Crowdworking ist ein zentrales Thema für Start-ups, die Personen für Mikrojobs über eine Internetplattform vermitteln. Stehen die Crowdworker mit dem Betreiber der Plattform in einem arbeitsvertraglichen Verhältnis?
So fotografierte ein Crowdworker, durch Vermittlung der Plattform, Waren in Tankstellen und Märkten, um sie zur Überprüfung der jeweiligen Warenpräsentation weiterzuleiten. Er verdiente für 20 h/Woche ca. 1.800 EUR, die über PayPal ausgezahlt wurden. Er verfügte über eine Gewerbeanmeldung und verdiente auch anderweitig noch Geld. Nach der Kündigung des Vertrags klagte er beim Arbeitsgericht auf die Fortsetzung des Vertrags – zunächst vergebens. Denn der Rahmenvertrag mit dem Plattformbetreiber sah nicht vor, dass der Crowdworker verpflichtet gewesen sei, Aufträge anzunehmen – auch wenn er wirtschaftlich auf die Einnahmen angewiesen gewesen sei (LAG München, Urt. v. 4.12.2019 – 8 Sa 146/19).

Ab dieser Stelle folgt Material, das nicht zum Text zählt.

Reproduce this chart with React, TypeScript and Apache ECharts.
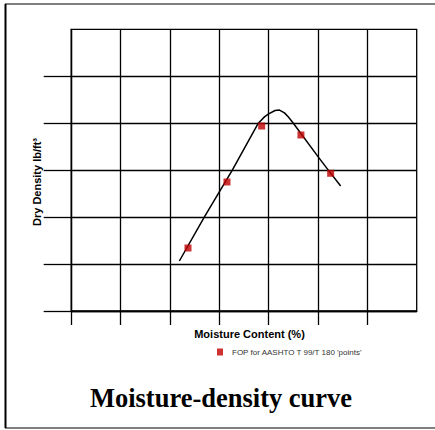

Allerdings sah das das BAG anders: Zwar bestand die Verpflichtung zur Übernahme von Aufträgen formell nicht. Die Organisationsstruktur des Portals bedingte aber, dass über einen Account angemeldete Crowdworker kontinuierlich einfache, Schritt für Schritt vertraglich vorgegebene Aufträge annehmen, um diese persönlich zu bearbeiten.
Das sah bei genauerem Hinsehen so aus: Crowdworker und Plattform schlossen eine Basisvereinbarung unter Einbeziehung der AGB. Hierdurch erhielt der Crowdworker Zugang zur Internetplattform mit eingestellten Angeboten für Einzelaufträge der externen Kunden. Diese Angebote standen dabei je nach Einzelfall zwei bis vier Wochen zur Verfügung. Innerhalb dieses Zeitraums konnte der Crowdworker mittels App einen Auftrag annehmen, wenn er nicht zwischenzeitlich von einem anderen Crowdworker bearbeitet wurde. Mit dem Anklicken des Auftrags gab es detailliertere Informationen zum Auftrag. Außerdem schuf die Struktur der Plattform einen Erledigungsdruck: die App gab vor, wie viel Zeit für den Auftrag voraussichtlich aufgewendet werden muss. Mit dem Anklicken eines Auftrags lief sodann eine Uhr rückwärts. Nach Ablauf der Zeit, regelmäßig zwei Stunden, konnte der Auftrag nicht weiterbearbeitet werden.
Wer als Crowdworker regelmäßig für die Plattform arbeitete, sammelte außerdem "Punkte" für ein höheres Level, das u.a. den Zugang zu mehreren bzw. besseren Aufträgen eröffnete. Vertragliche Beziehungen bestanden allein zwischen dem Crowdworker und der Plattform. Das BAG stufte das als weisungsgebundene, fremdbestimmte Arbeit ein und bestätigte die Eigenschaft des Crowdworkers als Arbeitnehmer (BAG, Urt. v. 1.12.2020 – 9 AZR 102/20).
Hinweis:
Mit dieser Entscheidung ist nicht der Untergang der hiesigen Internetwirtschaft zu beklagen. Ändert man diese Struktur, etwa als echte Vermittlung von Aufträgen, ändert sich auch die Einstufung der Crowdworker.
So urteilte das Hessische LAG (Beschl. v.14.2.2019 – 10 Ta 350/18), dass bei einer anderen Konstellation Crowdworker keine Arbeitnehmer sind. Hier ging es um einen Busfahrer, der Aufträge über eine Internetplattform erhielt. Er bot sich als "Selbstständiger" an, der über keinen eigenen Bus verfügte und bereits das Rentenalter erreicht hatte. Er erhielt einen Auftrag für eine 10-tägige Ungarnreise, den er mit einer "Auftragsbestätigung" vereinbarte. Sein vereinbartes Netto-Honorar i.H.v. 1.400 EUR klagte er vor dem Arbeitsgericht ein – wahrscheinlich aus Kostengründen. Das LAG verwies ihn an die Zivilgerichtsbarkeit: Aus dem Gesamtbild seiner Tätigkeit ergebe sich seine Eigenschaft als Selbstständiger (§ 611a BGB).